Biggs tweeted later Monday that he would also refuse to cooperate. He also called for GOP leadership to remove the select panel's two Republican members, Liz Cheney of Wyoming and Illinois Rep. Adam Kinzinger, "from representing the party in this committee."
A spokesperson for Brooks did not respond to a request for comment.
Jackson and Biggs join other GOP lawmakers who have already defied the panel's requests.
House Minority Leader Kevin McCarthy, R-Calif., rejected the committee's request to voluntarily provide information, saying he had "nothing else to add" to the investigation. But a series of audio tapes, which were recorded shortly after the Capitol riot and leaked last month, showed McCarthy telling Republicans that he would ask Trump to resign as president and worrying about incendiary comments made by his GOP colleagues.

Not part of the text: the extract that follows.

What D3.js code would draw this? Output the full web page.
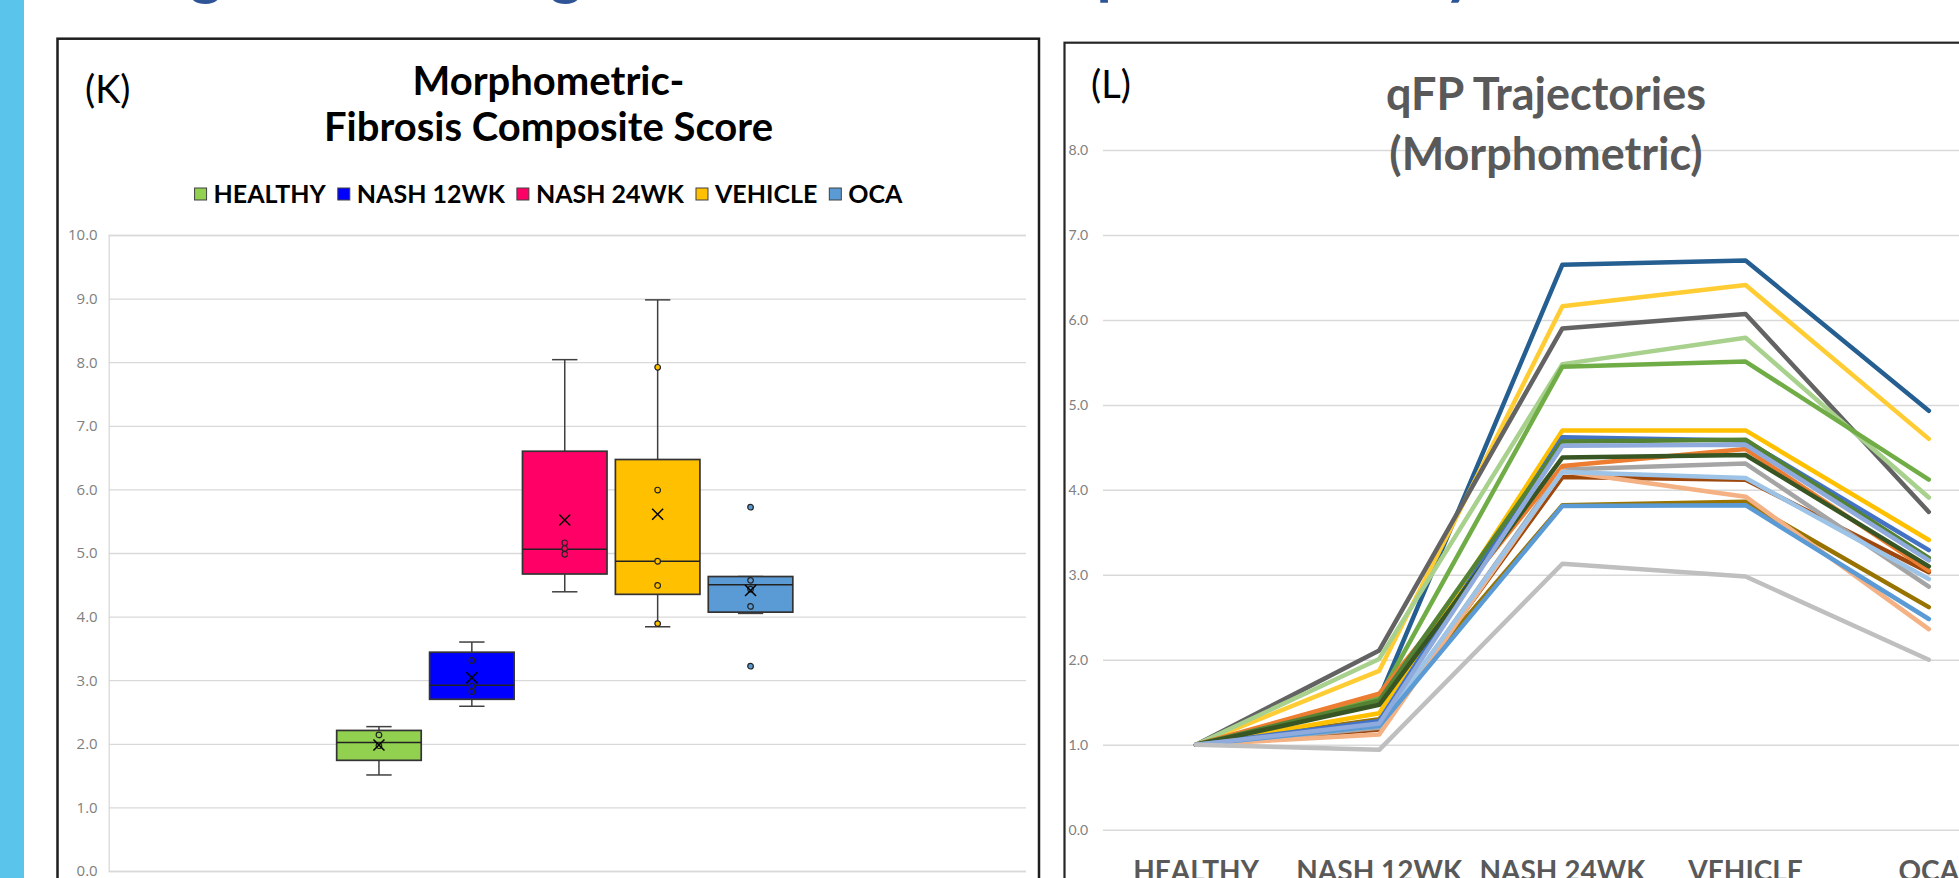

Select committee Chair Bennie Thompson, D-Miss., said last week that the panel still wants to hear from McCarthy in light of the new audio.
"As we work to provide answers to the American people about that day, we consider it a patriotic duty for all witnesses to cooperate," Thompson said in a news release Monday. "We urge our colleagues to join the hundreds of individuals who have shared information with the Select Committee as we work to get to the bottom of what happened on January 6th."
Those hundreds of witnesses include numerous high-ranking officials from the Trump White House. One of Trump's adult children, Ivanka Trump, has already talked to the investigators, and Donald Trump Jr. is reportedly set to voluntarily testify, as well.
The latest requests for cooperation from Biggs, Brooks and Jackson include details about why the committee wants to talk to those lawmakers.
The committee said that Biggs participated in efforts to try to overturn the election on Jan. 6, 2021, when Congress met at the Capitol to confirm President Joe Biden's Electoral College victory. Trump and his allies — who failed in dozens of lawsuits to reverse Biden's wins in key swing states — heaped pressure on Vice President Mike Pence to reject the final vote tallies during the Jan. 6 proceedings. Pence refused.
Biggs also tried to persuade various officials that the 2020 election had been stolen, the panel's letter said. Trump repeatedly and falsely claimed that he beat Biden and that the race had been rigged through widespread fraud.
The committee also hinted at "recent information" regarding an effort from some House Republicans to seek presidential pardons for actions related to the push to overturn the election. "Your name was identified as a potential participant in that effort," the letter to Biggs said.
The letter to Brooks focused entirely on his remarks from earlier this year, when he said that Trump "asked me to rescind the 2020 elections, immediately remove Joe Biden from the White House, immediately put President Trump back in the White House, and hold a new special election for the presidency."
Jackson's letter, meanwhile, said that newly revealed texts raised questions about the congressperson's connection to the Oath Keepers. Some members of that group have been charged with seditious conspiracy and other crimes related to the Capitol riot.
The letter shows texts between three Oath Keepers, including the group's leader, Stewart Rhodes, and two unidentified members.
"Ronnie Jackson (TX) office inside Capitol – he needs [Oath Keeper] help. Anyone inside?" one unnamed Oath Keeper texted at 3 p.m. ET during the riot, according to the letter.
A second unnamed person replied: "Hopefully they can help Dr. Jackson." Five minutes later, the first member posted a photo and wrote, "Dr. Ronnie Jackson – on the move. Needs protection. If anyone inside cover him. He has critical data to protect."
Rhodes then chimed in: "Give him my cell."
The committee said it wants to ask Jackson whom he spoke with on the phone that day. The investigators also want to know why the Oath Keepers were directed to protect him and why they thought he possessed "critical data."